NEW YORK (GenomeWeb) – A team led by researchers at Baylor College of Medicine and Vanderbilt University have found that use of trypsin digestion in proteomics could limit the identification of alternative splice forms.
In a study published last week in Molecular & Cellular Proteomics, the researchers found that nucleotide triples encoding lysines and arginines are enriched at exon boundaries, and because lysines and arginines are cleavage sites for trypsin, protein digestion with this enzyme makes cleavage at such sites more likely, thus reducing the detection of exon-exon junction spanning splice isoforms.
Given that trypsin is the standard enzyme used for protein digestion in shotgun proteomic experiments, this suggests such experiments undercount these splice forms.
This is of particular interest given the emergence in recent years of proteogenomics, wherein genomic and proteomic data are combined in the expectation that the two levels of data together will be more informative than either would be separately. One use of such analyses is looking for evidence at the protein level of splice forms and other genetic variants, the idea being that such variants are more likely to be biologically relevant if they are ultimately translated into proteins.
"In order to understand splice forms, the most important thing you want to understand is which exons are connected," said Bing Zhang, a BCM professor and senior author of the study. "For example, you have exon one, two, and three, in that order, right? If there is an exon exclusion, you have exon one and three connected to each other. But if the trypsin cuts at the end of exon one, then you don't know if it is connected with exon two or exon three."

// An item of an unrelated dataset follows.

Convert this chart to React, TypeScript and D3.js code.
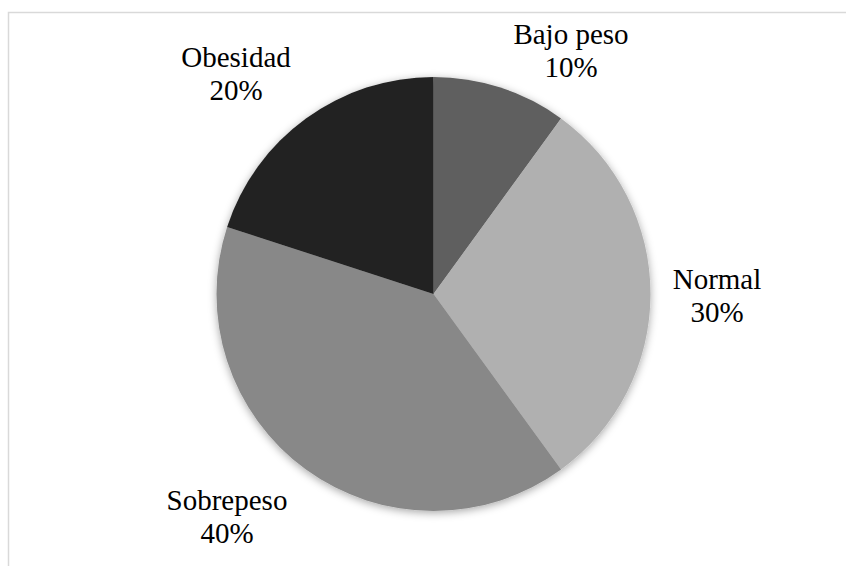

There would always be the possibility that trypsin would cleave at such a site, but the finding by Zhang and his colleagues that exons are actually enriched for nucleotides coding the lysines and arginines where trypsin cuts, heightens this issue.

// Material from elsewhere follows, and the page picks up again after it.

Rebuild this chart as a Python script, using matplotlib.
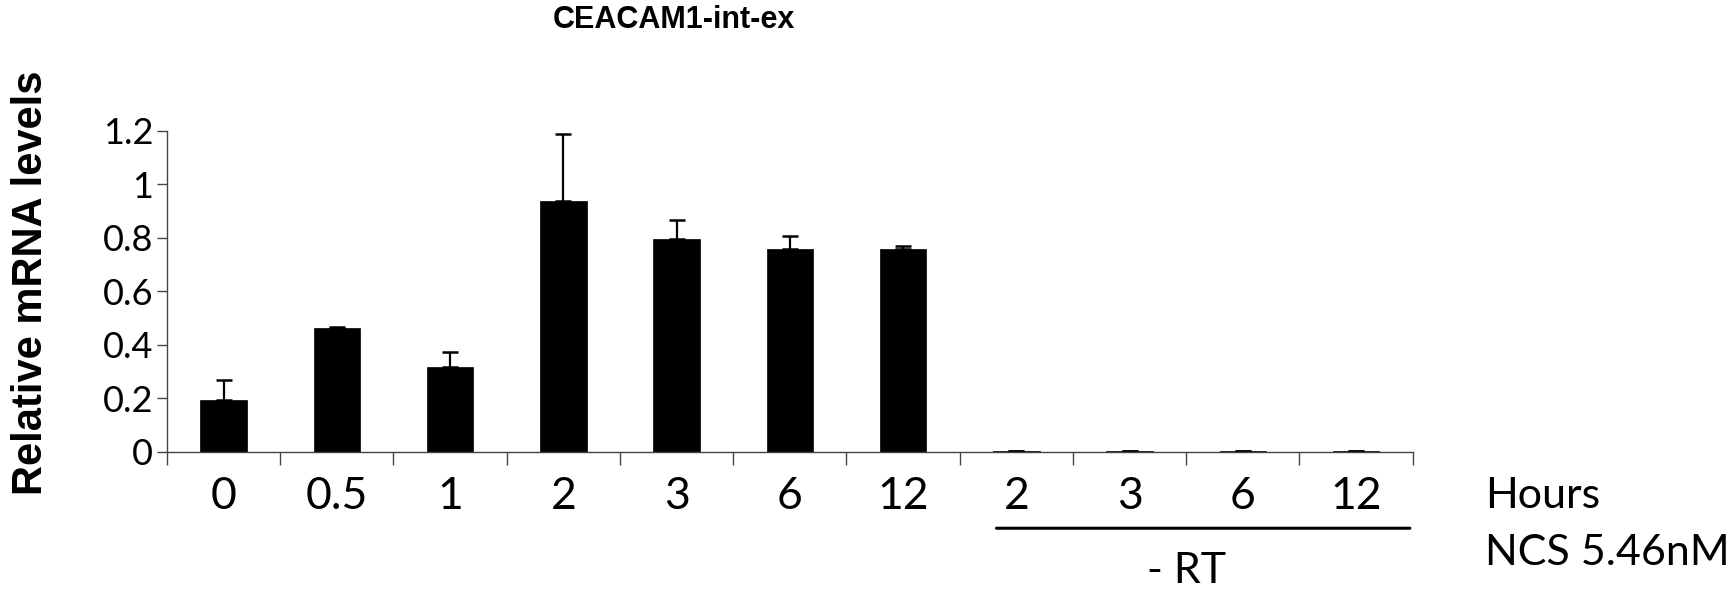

Zhang said the observation stemmed from work he and his colleagues were doing using transcriptomic and proteomic data to analyze transcript and protein isoforms. Using software his lab developed to map identified peptides to the genome, the researchers observed that a large number of peptides detected in proteomic studies end exactly at exon-exon junctions.
"That was kind of confusing," he said. "It was maybe two-fold higher than you could expect."
Looking more closely at exon-exon junctions in the genome of humans and other organisms like mice, the researchers found that these regions were enriched for codons that are translated into lysines and arginines. While genome-wide the frequency of these two amino acids is around 5 percent, they found that it is around 15 percent at exon-exon junctions and that around 25 percent of these junctions include a lysine or arginine.
This suggests that using enzymes other than trypsin could help researchers identify more splice variants. To get at this question, the researchers did an in silico digestion of the human proteome using six different proteases. In total these enzymes created 161,125 detectable junctions, with 1,029 common across all six enzyme digestions. Chymotrypsin generated the largest number of junctions.
The motifs recognized by chymotrypsin are actually slightly underrepresented at exon-exon junctions, Zhang noted. Combining trypsin and chymotrypsin in an experiment using parallel digestion approaches to analyze RKO cell proteomes, the researchers found they were able to detect 37 percent more junction-spanning peptides than they could with trypsin alone and identified more than 1,000 junctions that were not identified in trypsin-only digests.
The findings, Zhang said, indicate that for experiments where detecting splice forms is a priority, researchers should consider using additional enzymes besides trypsin.
"We used six common enzymes that have been used in proteomics studies and we created a total of around 150,000 detectable junctions," he said. "But if you look at the overlap, only 1,000 junctions are covered by all six, which means that they are very complementary. So, ideally, it might be best to use them all, because you can do the digestion separate and combine the samples and then still do just one proteomics measurement."